Debris and damaged vehicles are seen after flash floods in Ikitelli, Istanbul, Turkey, Wednesday, Sept. 9, 2009. Flash floods gushed across a major highway and a commercial district in Istanbul, killing 20 people and stranding dozens in cars on rooftops, the city’s governor said. As waters rose more than a meter (3 feet) high in the city’s Ikitelli district, motorists climbed on roofs of their vehicles waiting to be rescued. The floods occurred in the early hours as people began making their way to work, washing over a main road linking the city to an industrial area, an airport and a highway to Greece and Bulgaria.(AP Photo/Ibrahim Usta)

Revenge of the Ayamama: the Istanbul Flood

By Cagan H. Sekercioglu

Istanbul, Turkey–I am a Turkish ecologist, ornithologist, and conservation biologist at Stanford University Center for Conservation Biology.
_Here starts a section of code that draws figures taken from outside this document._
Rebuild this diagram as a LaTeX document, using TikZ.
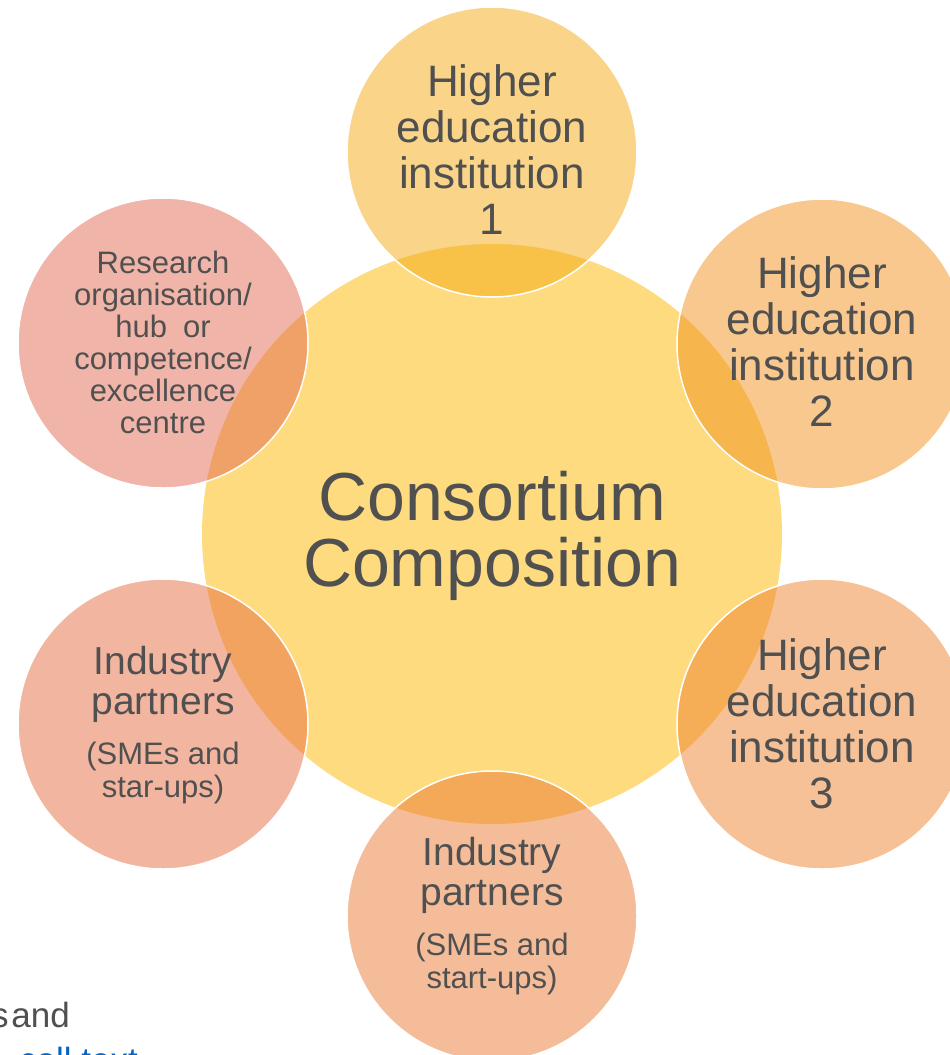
\documentclass[tikz,border=0pt]{standalone}
\usepackage{fontspec}
\setmainfont{Liberation Sans}
\definecolor{txt}{RGB}{80,80,80}
\definecolor{hubfill}{RGB}{254,219,127}
\definecolor{linkblue}{RGB}{5,99,193}
\definecolor{heA}{RGB}{243,169,19}
\definecolor{heB}{RGB}{241,145,29}
\definecolor{heC}{RGB}{237,131,45}
\definecolor{indA}{RGB}{233,121,49}
\definecolor{indB}{RGB}{229,109,65}
\definecolor{resA}{RGB}{225,105,81}
\newcommand{\wsp}{\hspace{8.6pt}}
\begin{document}
\begin{tikzpicture}[x=1pt,y=-1pt,
  hub/.style={circle, fill=hubfill, minimum size=580pt, inner sep=0pt},
  sat/.style={circle, fill=#1, fill opacity=0.5, draw=white, line width=1.5pt,
              minimum size=290pt, inner sep=0pt},
  lbl/.style={text=txt, align=flush center, text width=260pt, inner sep=0pt},
  big/.style={lbl, font=\fontsize{44}{46}\selectfont},
]
\useasboundingbox (0,0) rectangle (950,1055);
\clip (0,0) rectangle (950,1055);

% central circle
\node[hub] (hub) at (492,534) {};

% satellites around the hub
\node[sat=heA]  (he1) at (492,152) {};
\node[sat=heB]  (he2) at (822,344) {};
\node[sat=heC]  (he3) at (822,724) {};
\node[sat=indA] (ind1) at (492,916) {};
\node[sat=indB] (ind2) at (163,724) {};
\node[sat=resA] (res) at (163,343) {};

% labels (canvas yshift: positive moves up)
\node[lbl, text width=440pt, font=\fontsize{68}{66}\selectfont] (hubtxt) at ([yshift=-2pt]hub.center) {Consortium\\Composition};
\node[big] (he1txt) at ([yshift=2pt]he1.center) {Higher\\education\\institution\\1};
\node[big] (he2txt) at ([yshift=2pt]he2.center) {Higher\\education\\institution\\2};
\node[big] (he3txt) at (he3.center) {Higher\\education\\institution\\3};
\node[lbl, font=\fontsize{31}{32}\selectfont] (restxt) at ([yshift=1pt]res.center)
  {Research\\organisation/\\hub\hspace{16pt}or\\competence/\\excellence\\centre};
\node[lbl] (ind1txt) at (ind1.center)
  {{\fontsize{39}{40}\selectfont Industry\\partners\par}\vspace{17pt}%
   {\fontsize{31}{33}\selectfont (SMEs\wsp and\\start-ups)\par}};
\node[lbl] (ind2txt) at ([yshift=-1pt]ind2.center)
  {{\fontsize{39}{40}\selectfont Industry\\partners\par}\vspace{17pt}%
   {\fontsize{31}{33}\selectfont (SMEs\wsp and\\star-ups)\par}};

% running text at the lower left edge
\node[anchor=base east, text=txt, inner sep=0pt, font=\fontsize{35}{38}\selectfont] (frag1) at (70,1027) {s\hspace{-7pt} and};
\node[anchor=base west, text=linkblue, inner sep=0pt, font=\fontsize{35}{38}\selectfont] (frag2) at (19,1072) {call text};
\end{tikzpicture}
\end{document}
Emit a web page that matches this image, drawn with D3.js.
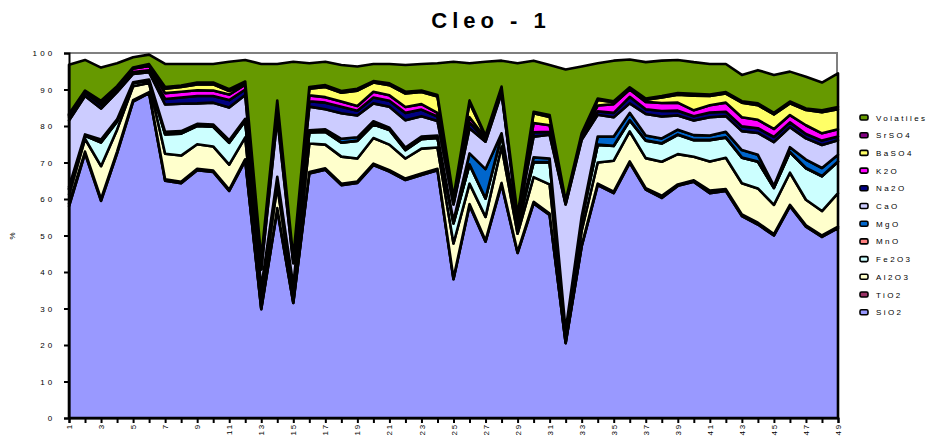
<!DOCTYPE html>
<html>
<head>
<meta charset="utf-8">
<script src="https://cdn.jsdelivr.net/npm/d3@7"></script>
<style>
  body { margin: 0; background: #fff; }
  svg { display: block; }
  text { font-family: "Liberation Sans", Arial, sans-serif; fill: #000; }
</style>
</head>
<body>
<svg id="chart" width="929" height="436"></svg>
<script>
// Sample numbers along the well section
const samples = [1,2,3,4,5,6,7,8,9,10,11,12,13,14,15,16,17,18,19,20,21,22,23,24,25,
                 26,27,28,29,30,31,32,33,34,35,36,37,38,39,40,41,42,43,44,45,46,47,48,49];

// Composition of each sample, weight %
const sio2 = [58,72.5,59.5,72.5,86.7,89,65,64.3,67.9,67.4,62.2,70.5,29.8,57,31.5,67,68,63.8,64.4,69.3,67.5,65.2,66.6,67.9,38,
              58.2,48.3,64,45.2,58.8,55.6,20.5,47,63.8,61.6,69.9,62.6,60.3,63.6,64.7,61.6,62.2,55.3,53,50,58,52.4,49.6,52];
const tio2 = [0.7,0.5,0.5,0.5,0.4,0.3,0.4,0.4,0.4,0.4,0.4,0.4,0.3,0.5,0.3,0.4,0.4,0.4,0.4,0.4,0.4,0.4,0.4,0.4,0.3,
              0.4,0.3,0.4,0.3,0.4,0.4,0.2,0.3,0.4,0.4,0.4,0.4,0.6,0.4,0.4,0.7,0.5,0.5,0.5,0.4,0.4,0.4,0.4,0.4];
const al2o3 = [2.5,3.5,9,6,3.8,2.5,7,7.2,6.7,6.6,6.8,6,3,6,2.5,7.8,6.5,7.4,6.3,7,7,5.5,6.8,5.8,9.5,
               5.6,6.5,10,5,6.8,8,2,4,5.8,8.5,8.2,8.2,9.3,8.3,6.5,8,8.6,8.5,9.4,8,8.8,7,6.7,9.2];
const fe2o3 = [1.5,0.8,6.5,2.2,0.8,0.7,5.3,6,5,5.4,6,4.5,2,2,1.5,3,3.5,3.8,4.8,3.7,4,2.3,2.6,2.6,5.5,
               5.2,5,3,2,4,6,1,3,4.8,4,3,4.8,5,5.3,4.5,5.8,5.5,7,7.3,4.6,5.6,8.6,9.5,8.6];
const mno = [0.1,0.1,0.1,0.1,0.05,0.05,0.1,0.1,0.1,0.1,0.1,0.1,0.1,0.1,0.1,0.1,0.1,0.1,0.1,0.1,0.1,0.1,0.1,0.1,0.1,
             0.1,0.1,0.1,0.1,0.1,0.1,0,0.1,0.1,0.1,0.1,0.1,0.1,0.1,0.1,0.1,0.1,0.1,0.1,0.1,0.1,0.1,0.1,0.1];
const mgo = [0.5,0.3,0.7,0.5,0.2,0.2,0.6,0.6,0.5,0.5,0.6,0.5,0.5,0.5,0.5,0.5,0.6,1,0.9,0.8,0.5,0.6,0.6,0.6,0.6,
             3,8,0.5,0.5,1.3,1,0.3,0.8,2.2,2.5,2,1.3,1.3,1.3,1.3,1.2,1.5,2,1.8,0.5,1.3,2.3,2.2,1.8];
const cao = [18.2,10.5,8.5,7.5,2.3,2,7.5,7.5,5.6,6,9,6.5,5,16,6,6.5,5.5,7,6,4.9,5.8,7.5,5.6,4,4.5,
             6.9,7.5,11,1.5,5.7,6.5,34.5,21,6,5.3,2.6,5.9,6,3.9,4,5,4.3,5.2,6,12,5.5,5.8,6.3,4];
const na2o = [1,1,1,0.8,0.5,0.5,1.5,1.7,2,1.8,2,1.5,1.5,1.5,0.8,1.5,1.8,1.8,1.3,1.6,1.6,2,1.8,1.2,0.5,
              1.6,0.6,0.5,0.3,1.2,0.8,0.3,0.8,0.9,1.2,1.8,1.3,1.5,1.3,1.2,1.3,1.2,1.3,1.3,1.4,1.3,1.2,1.2,1];
const k2o = [0.5,0.3,0.5,0.5,1,1.2,1.6,1.6,1.6,1.5,1.5,1.3,1,1.5,0.5,1.6,1.5,1.4,1.3,1.6,1.5,1.6,1.5,1,0.4,
             1.4,0.4,0.5,0.3,2.5,1.8,0.3,0.4,1.6,2.4,2,2,2.2,2.2,1.6,2,2.5,2.5,2.3,2.2,2,2.4,2,2];
const baso4 = [0,0,0,0,0,0,1.2,1.3,1.6,1.7,1,0.3,0,1.4,0,1.8,2.8,2.4,4.2,2.5,2.8,3.7,3.3,4.5,0.8,
               4,0.4,0.5,0.2,2.7,2.3,0.2,0.3,1.5,0.5,0.2,0.6,1.5,2.2,4,2.5,2.5,4,4,4,3.2,4.2,5.8,5.5];
const srso4 = [0.3,0.2,0.6,0.3,0.3,0.5,0.5,0.4,0.5,0.5,0.5,0.6,0.5,0.5,0.2,0.5,0.5,0.5,0.5,0.4,0.5,0.5,0.4,0.4,0.2,
               0.6,0.3,0.3,0.2,0.4,0.5,0.2,0.3,0.4,0.3,0.4,0.3,0.4,0.4,0.5,0.4,0.4,0.4,0.5,0.4,0.5,0.4,0.5,0.6];
const volatiles = [13.5,8.4,9.1,6.3,2.8,2.6,6.3,5.9,5.1,5.1,7.5,5.9,53.3,10,53.7,6.5,6.4,7.1,6.1,4.7,5.3,7.3,7.3,8.7,37.2,
                   10.2,20.2,7.1,41.6,14,13.7,36,18.3,9.7,11.1,7.6,10,9.7,9.1,8.7,8.4,7.7,7.2,9.1,10.4,8.2,8.7,7.6,9.2];

const seriesNames = ["SiO2","TiO2","Al2O3","Fe2O3","MnO","MgO","CaO","Na2O","K2O","BaSO4","SrSO4","Volatiles"];
const seriesColors = ["#9999FF","#993366","#FFFFCC","#CCFFFF","#FF8080","#0066CC",
                      "#CCCCFF","#000080","#FF00FF","#FFFF66","#800080","#669900"];
const yTicks = [0,10,20,30,40,50,60,70,80,90,100];

const columns = [sio2, tio2, al2o3, fe2o3, mno, mgo, cao, na2o, k2o, baso4, srso4, volatiles];
const rows = samples.map((s, i) => {
  const r = { sample: s };
  seriesNames.forEach((name, k) => { r[name] = columns[k][i]; });
  return r;
});

const svg = d3.select("#chart");
const plotLeft = 69, plotRight = 838, plotTop = 53, plotBottom = 418;

const x = d3.scalePoint().domain(samples).range([plotLeft, plotRight]);
const y = d3.scaleLinear().domain([0, 100]).range([plotBottom, plotTop]);

// Plot frame (grey top and right edges)
svg.append("path")
  .attr("d", `M${plotLeft},${plotTop}H${plotRight - 1}V${plotBottom}`)
  .attr("fill", "none").attr("stroke", "#808080").attr("stroke-width", 2);

const stacked = d3.stack().keys(seriesNames)(rows);
const area = d3.area()
  .x(d => x(d.data.sample))
  .y0(d => y(d[0]))
  .y1(d => y(d[1]));

svg.append("g").selectAll("path")
  .data(stacked)
  .join("path")
  .attr("d", area)
  .attr("fill", (d, i) => seriesColors[i])
  .attr("stroke", "#000")
  .attr("stroke-width", 2.6)
  .attr("stroke-linejoin", "round");

// Value axis
const yAxis = svg.append("g").attr("transform", `translate(${plotLeft},0)`)
  .call(d3.axisLeft(y).tickValues(yTicks).tickSize(5).tickPadding(8.5).tickFormat(d3.format("d")));
yAxis.select(".domain").attr("stroke", "#000").attr("stroke-width", 2);
yAxis.selectAll(".tick line").attr("stroke", "#000").attr("stroke-width", 2);
yAxis.selectAll(".tick text")
  .attr("font-size", 8).attr("letter-spacing", "3.2px")
  .attr("font-family", "'Liberation Sans', Arial, sans-serif");

svg.append("text")
  .attr("transform", "translate(15,236) rotate(-90)")
  .attr("text-anchor", "middle")
  .attr("font-size", 8)
  .text("%");

// Category axis: labels run upward from below the axis
const xAxis = svg.append("g").attr("transform", `translate(0,${plotBottom})`)
  .call(d3.axisBottom(x).tickSize(5).tickFormat(d => (d % 2 === 1 ? d : "")));
xAxis.select(".domain").attr("stroke", "#000").attr("stroke-width", 2);
xAxis.selectAll(".tick line").attr("stroke", "#000").attr("stroke-width", 2);
xAxis.selectAll(".tick text")
  .attr("font-size", 8).attr("letter-spacing", "1.8px")
  .attr("font-family", "'Liberation Sans', Arial, sans-serif")
  .attr("text-anchor", "end")
  .attr("dy", "0.32em")
  .attr("transform", "translate(0,5) rotate(-90)")
  .attr("x", 0).attr("y", 0);

// Title
svg.append("text")
  .attr("x", 491).attr("y", 28)
  .attr("text-anchor", "middle")
  .attr("font-size", 22).attr("font-weight", "bold")
  .attr("letter-spacing", "5px")
  .text("Cleo - 1");

// Legend, top entry is the uppermost layer
const legend = svg.append("g").attr("transform", "translate(860,117.5)");
const legendItems = seriesNames.map((n, i) => ({ name: n, color: seriesColors[i] })).reverse();
const li = legend.selectAll("g").data(legendItems).join("g")
  .attr("transform", (d, i) => `translate(0,${i * 17.7})`);
li.append("rect")
  .attr("x", 0).attr("y", -2.5).attr("width", 8).attr("height", 5).attr("rx", 1.5)
  .attr("fill", d => d.color).attr("stroke", "#000").attr("stroke-width", 1.6);
li.append("text")
  .attr("x", 16).attr("y", 3)
  .attr("font-size", 8).attr("letter-spacing", "2.4px")
  .text(d => d.name);
</script>
</body>
</html>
I am in Istanbul, on my way to our wetland and bird conservation project in Kars, eastern Turkey. [Read about this project in an earlier NatGeo News Watch entry: Turkey’s First Island Sanctuary for Birds Is Built From an Old Dirt Road.]
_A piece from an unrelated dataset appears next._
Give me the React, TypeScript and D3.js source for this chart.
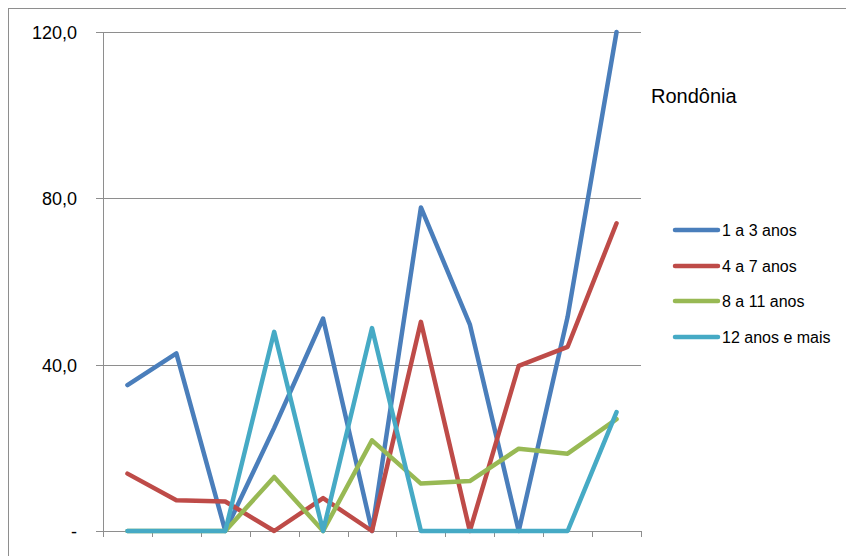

My parents live 300 meters [330 yards] away from the Ayamama Stream, which flooded parts of Istanbul today.

A lot of people got affected because buildings and roads were built in or near the stream bed, which was flooded.
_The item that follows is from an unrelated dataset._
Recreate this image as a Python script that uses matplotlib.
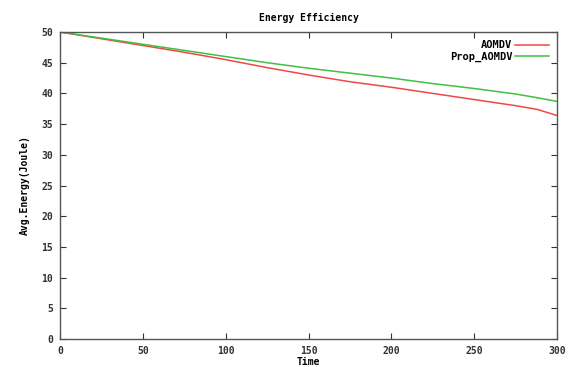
import matplotlib
matplotlib.use("Agg")
import matplotlib.pyplot as plt

time = [0, 25, 50, 75, 100, 125, 150, 175, 200, 225, 250, 275, 288, 300]
aomdv = [50, 48.9, 47.8, 46.7, 45.5, 44.2, 43.0, 41.9, 41.0, 40.0, 39.0, 38.0, 37.4, 36.4]
prop_aomdv = [50, 49.0, 48.0, 47.0, 46.0, 45.0, 44.1, 43.3, 42.5, 41.6, 40.8, 39.9, 39.3, 38.7]
xticks = [0, 50, 100, 150, 200, 250, 300]
yticks = [0, 5, 10, 15, 20, 25, 30, 35, 40, 45, 50]

W, H = 569, 367
fig = plt.figure(figsize=(W / 100, H / 100), dpi=100)
ax = fig.add_axes([60 / W, 1 - 339 / H, 497 / W, 307 / H])

ax.plot(time, aomdv, color="#f04848", lw=1.1, label="AOMDV")
ax.plot(time, prop_aomdv, color="#40c040", lw=1.1, label="Prop_AOMDV")

ax.set_xlim(0, 300)
ax.set_ylim(0, 50)
ax.set_xticks(xticks)
ax.set_yticks(yticks)

font = dict(family="DejaVu Sans Mono", weight="bold", size=7)
ax.set_xticklabels([str(v) for v in xticks], **font)
ax.set_yticklabels([str(v) for v in yticks], **font)
ax.tick_params(direction="in", length=4, width=0.8, top=True, right=True,
               pad=5, colors="#333333")
for s in ax.spines.values():
    s.set_color("#555555")
    s.set_linewidth(1.0)

ax.set_title("Energy Efficiency", pad=8, **font)
ax.set_xlabel("Time", labelpad=1, **font)
ax.set_ylabel("Avg.Energy(Joule)", labelpad=8, **font)

leg = ax.legend(loc="upper right", frameon=False, markerfirst=False,
                prop=dict(family="DejaVu Sans Mono", weight="bold", size=7.5),
                handlelength=3.2, handletextpad=0.3, labelspacing=0.1,
                borderaxespad=0.4)
for t in leg.get_texts():
    t.set_ha("right")

fig.savefig("out.png", dpi=100)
Where my parents live, in Atakoy, there are no apartment buildings near the stream, just hobby gardens and a construction zone. I watch birds along the stream regularly and was last there only two days ago.

The stream is extremely polluted, carrying all the industrial waste and sewage of the part of Istanbul that got flooded. Still, there are 3-meter-tall reedbeds along the stream and I recorded 31 bird species so far.

Before it got polluted and industrialized, this stream and surrounding habitats would have supported over 150 bird species, especially during migration.

“The bridge I normally walk across had disappeared under reeds and trash.”

I went back today at 3 p.m. and it was quite a sight. The bridge I normally walk across had disappeared under reeds and trash. The stream had risen three meters and construction workers told me in the morning it was five meters above normal and had flooded their sheds.

Ayamama Stream was full of garbage and mud, and a TV set floated past me. The reeds were almost completely covered by water. The reeds you see on the right side of the photos [see photos here] normally form the left border of the stream.

Still, no buildings got flooded in Atakoy and nobody got hurt because there were no houses near the stream, mostly green space, construction and hobby gardens.

Video by Al Jazeera

Many watersheds in Istanbul have been built over, often illegally, and this is what happens every a few decades.

Yesterday, Istanbul received the highest daily rainfall of the last 80 years.

In Ikitelli district, ground zero, 181 millimeters/m2 of rain fell in the past 24 hours. That equals 7.24 inches, about the rainfall Phoenix, Arizona gets in an entire year.

Most loss of lives and property happened because of illegal, unplanned construction in stream beds and watersheds.

Where there was no such construction, like in Atakoy, Ayamama stream rose five meters but no one got hurt.

All these polluted streams in Istanbul need to be cleaned and turned into green spaces for the public to enjoy.

On the other hand, Atakoy itself is built upon former wetlands and is on soft ground. It is prone to earthquakes and flooding is not out of question in the future.

Cagan H. Sekercioglu is an ecologist, ornithologist and conservation biologist at Stanford University Center for Conservation Biology. His first grant from the National Geographic Committee For Research and Exploration was in 2004. His most recent grant in 2008 supports a project in Costa Rica, where he is studying what happens to birds after they leave the nest and before they become independent. Tropical songbirds in the area are on the decline, and Sekercioglu hopes to learn whether their dwindling population is mainly tied to mortality during the fledgling period of their lives.